Friday, October 31, 2008–Council Grants Developer Year Extension

OCEAN CITY – A local land developer was granted an unprecedented extension to hold-off on building 18 luxury condominiums for another year, leaving the City Council in the middle of a bitter fight between a cautious businessman and some angry neighbors.

At Tuesday’s Mayor and City Council work session, Bob Warfield was granted another year extension, with strict guidelines attached, to finish building his 1111 Edgewater Avenue project, which some neighbors are calling “stonehenge”, describing the concrete bulkhead and foundation that sits currently behind the fenced in construction site. Warfield’s lawyer, Joe Harrison, pleaded to the council for another year extension claiming that being forced to complete the project in a “stale real estate market” would be a “financial disaster.”

“The project is for 18 luxury units, and the town of Ocean City doesn’t need 18 more units on the market. Things in the market are still slower than last year,” he said. “If we are forced to add these units now, it will put unneeded stress on other projects.”

In that area of downtown, Harrison cited that only 16 of 59 possible units have sold and adding 18 more would not be “in his client’s or anyone else’s best interests.”

The project has been a thorn in the side of not only Warfield, but also the council, which has now granted a fourth extension to Warfield, and has heard concerns and complaints about this project from neighboring residents for several years.

The council agreed Tuesday that the market couldn’t support the project, voting 5-1 in President Joe Mitrecic’s absence to grant the extension, but warned Warfield to comply with the guidelines set in the motion or risk having the extension revoked.

Councilman Jim Hall called the Edgewater Avenue property “prime” and “sure to be the first to go when the market does pick back up since it’s already a third of the way done”, but seemed to mirror other council members’ concerns what would happen to the property if an extension was not granted leaving it in what he called “no-man’s land.”

Councilwoman Mary Knight was one of those concerned council members, adding, “I realize we can’t put more units on the market right now, but I don’t like to set this precedent, but I feel like we don’t have a choice.”

Neighbors have been very vocal over the past few years with the upkeep of the construction site, complaining about run-off, buzzing transformer boxes, trash accumulation, the fence surrounding the site, the obvious “eyesore” argument and potentially decreasing property values.

“We all want beautiful and luxurious condos to go in next door, but we’d like to know when and by whom,” said one neighbor. “If I tried to sell my property now, I don’t think I’d have a chance with what’s next door.”

Councilwoman Margaret Pillas, who was the only member who voted against the extension said, “I think you should build now. I’m not optimistic about 12 months from now, and I’m not optimistic about 72 months from now. You need to fix that eyesore.”

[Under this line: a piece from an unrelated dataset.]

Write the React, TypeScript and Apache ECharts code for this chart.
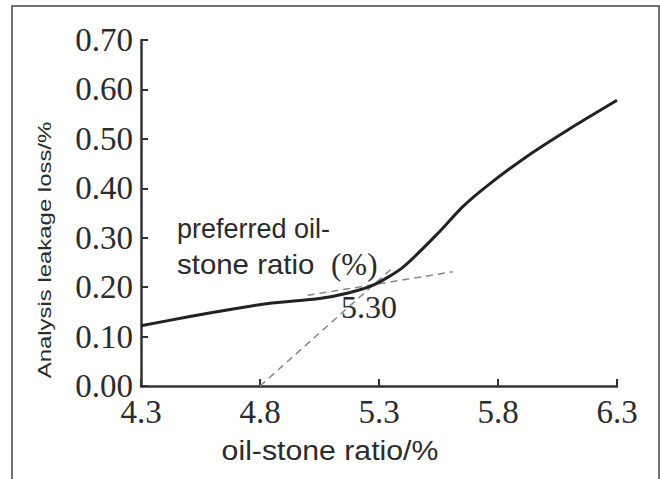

The council added ramifications to the clause, forcing Warfield to keep the site safe and clean, adding that if the city has to come in and clean it for him, it will not only be on his dime, but he could also have his extension revoked. In addition, Warfield will have to pay the impact fees on the property when 50 percent of the units are sold.

For the neighbors like Sean Coughlin who have had to “look at stonehedge for three summers”, they feel the extension is unwarranted and “not a prudent thing for us or the town of Ocean City.”

In November 2007, the council reluctantly granted Warfield another extension. The council instructed Warfield a month later to build a fence around the property to protect against runoff into neighboring properties. After an Aug. 14, 2008 claim from Town Building Official Mike Richardson that Warfield was “failing to respond to city staff’s numerous certified mailings and phone calls urging compliance”, City Engineer Terry McGean advised Warfield to take immediate action to fix the property and, according to McGean, he did.

“For my standards, the property is to my satisfaction, although I realize it may not be to some of the neighbors,” McGean said.

For neighbors like Kramer and Coughlin, Mayor Rick Meehan warned them to “be careful what they wish for.”

“You know that you are going to get a quality building at some point, and if this project goes away, you don’t have any guarantee what you are going to get,” he said. “When these luxurious condos go up, your property values will no doubt go up accordingly.”

The bayfront property overlooks the prestigious Harbour Island community and is considered to be quite valuable by some, while others like Councilman Joe Hall said, “there is no current market in this economy for that property” who questioned the “risk and the reward from making it defunct.”

The fight between Warfield and the neighbors no doubt will rage on, a point that Councilman Jim Hall washed his hands clean of by saying, “if you feel like you have been wronged, file a suit, and let the courts decide. I’m not sure what else we can do.”